Find the string "matplotlib" and gather every line that holds it.
________
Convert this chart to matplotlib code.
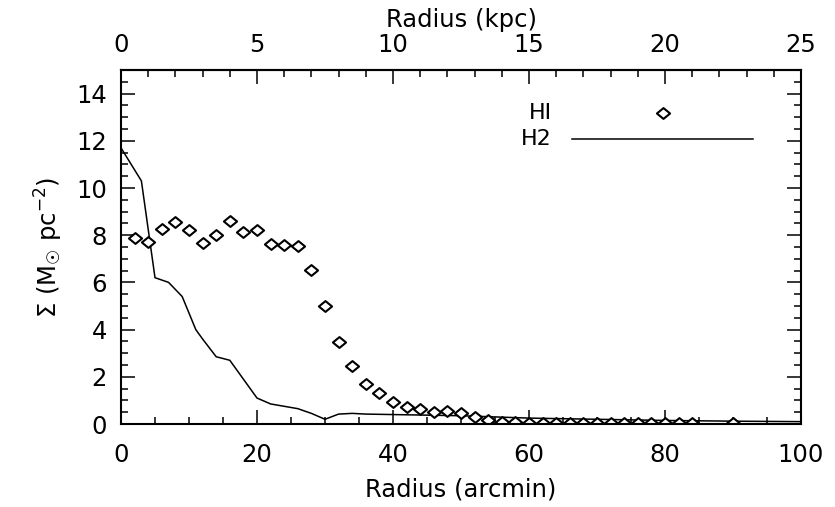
import matplotlib
matplotlib.use("Agg")
import matplotlib.pyplot as plt
from matplotlib.ticker import FixedLocator
from matplotlib.path import Path

plt.rcParams['font.family'] = ['DejaVu Sans']
plt.rcParams['mathtext.fontset'] = 'dejavusans'

# HI surface density (diamonds)
hi_r = [2, 4, 6, 8, 10, 12, 14, 16, 18, 20, 22, 24, 26, 28, 30, 32, 34, 36, 38, 40,
        42, 44, 46, 48, 50, 52, 54, 56, 58, 60, 62, 64, 66, 68, 70, 72, 74, 76, 78,
        80, 82, 84, 90]
hi_s = [7.9, 7.72, 8.26, 8.55, 8.22, 7.66, 8.0, 8.61, 8.15, 8.2, 7.61, 7.57, 7.54,
        6.53, 4.98, 3.47, 2.47, 1.69, 1.30, 0.95, 0.71, 0.62, 0.49, 0.56, 0.45, 0.31,
        0.17, 0.10, 0.08, 0.06, 0.06, 0.05, 0.06, 0.05, 0.05, 0.06, 0.05, 0.06, 0.05,
        0.06, 0.06, 0.05, 0.04]

# H2 surface density (line)
h2_r = [0, 3, 5, 7, 9, 11, 12, 14, 16, 18, 20, 22, 24, 26, 28, 30, 32, 34, 36, 40,
        50, 60, 70, 80, 90, 100]
h2_s = [11.7, 10.3, 6.2, 6.0, 5.4, 4.0, 3.6, 2.85, 2.7, 1.9, 1.1, 0.85, 0.75, 0.65,
        0.45, 0.2, 0.42, 0.45, 0.42, 0.4, 0.35, 0.25, 0.2, 0.15, 0.12, 0.1]

# tick positions
x_major = [0, 20, 40, 60, 80, 100]
x_minor = [v for v in range(0, 101, 5)]
y_major = [0, 2, 4, 6, 8, 10, 12, 14]
y_minor = [v * 0.5 for v in range(0, 31)]
kpc_major = [0, 5, 10, 15, 20, 25]
kpc_minor = list(range(0, 26))

diamond = Path([(-1, 0), (0, 0.82), (1, 0), (0, -0.82), (-1, 0)],
               [Path.MOVETO, Path.LINETO, Path.LINETO, Path.LINETO, Path.CLOSEPOLY])

fig = plt.figure(figsize=(8.35, 5.07), dpi=100)
ax = fig.add_axes([121 / 835, 1 - 424 / 507, 680 / 835, 354 / 507])

ax.plot(h2_r, h2_s, color='black', lw=1.1)
ax.plot(hi_r, hi_s, linestyle='none', marker=diamond, ms=9.5, mfc='white',
        mec='black', mew=1.5)

ax.set_xlim(0, 100)
ax.set_ylim(0, 15)
ax.xaxis.set_major_locator(FixedLocator(x_major))
ax.xaxis.set_minor_locator(FixedLocator(x_minor))
ax.yaxis.set_major_locator(FixedLocator(y_major))
ax.yaxis.set_minor_locator(FixedLocator(y_minor))

for s in ax.spines.values():
    s.set_linewidth(1.5)

ax.tick_params(which='both', direction='in', top=False, right=True, width=1.1,
               labelsize=17.5)
ax.tick_params(which='major', length=10)
ax.tick_params(which='minor', length=5)
ax.tick_params(axis='x', which='major', pad=14)
ax.tick_params(axis='y', which='major', pad=10)

ax.set_xlabel('Radius (arcmin)', fontsize=17.5, labelpad=7)
ax.set_ylabel('Σ (M$_{☉}$ pc$^{-2}$)', fontsize=17.5, labelpad=8)

sec = ax.secondary_xaxis('top', functions=(lambda x: x / 4.0, lambda x: x * 4.0))
sec.xaxis.set_major_locator(FixedLocator(kpc_major))
sec.xaxis.set_minor_locator(FixedLocator(kpc_minor))
sec.tick_params(which='both', direction='in', width=1.1, labelsize=17.5)
sec.tick_params(which='major', length=10, pad=9)
sec.tick_params(which='minor', length=5)
sec.spines['top'].set_linewidth(1.5)
sec.set_xlabel('Radius (kpc)', fontsize=17.5, labelpad=5)

# legend
ax.text(0.634, 0.879, 'HI', transform=ax.transAxes, ha='right', va='center', fontsize=16)
ax.plot([0.797], [0.879], transform=ax.transAxes, linestyle='none', marker=diamond,
        ms=9.5, mfc='white', mec='black', mew=1.5, clip_on=False)
ax.text(0.634, 0.806, 'H2', transform=ax.transAxes, ha='right', va='center', fontsize=16)
ax.plot([0.663, 0.929], [0.806, 0.806], transform=ax.transAxes, color='black', lw=1.1)

fig.savefig('out.png', dpi=100)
________
Task response
Convert this chart to matplotlib code.
import matplotlib
matplotlib.use("Agg")
import matplotlib.pyplot as plt
from matplotlib.ticker import FixedLocator
from matplotlib.path import Path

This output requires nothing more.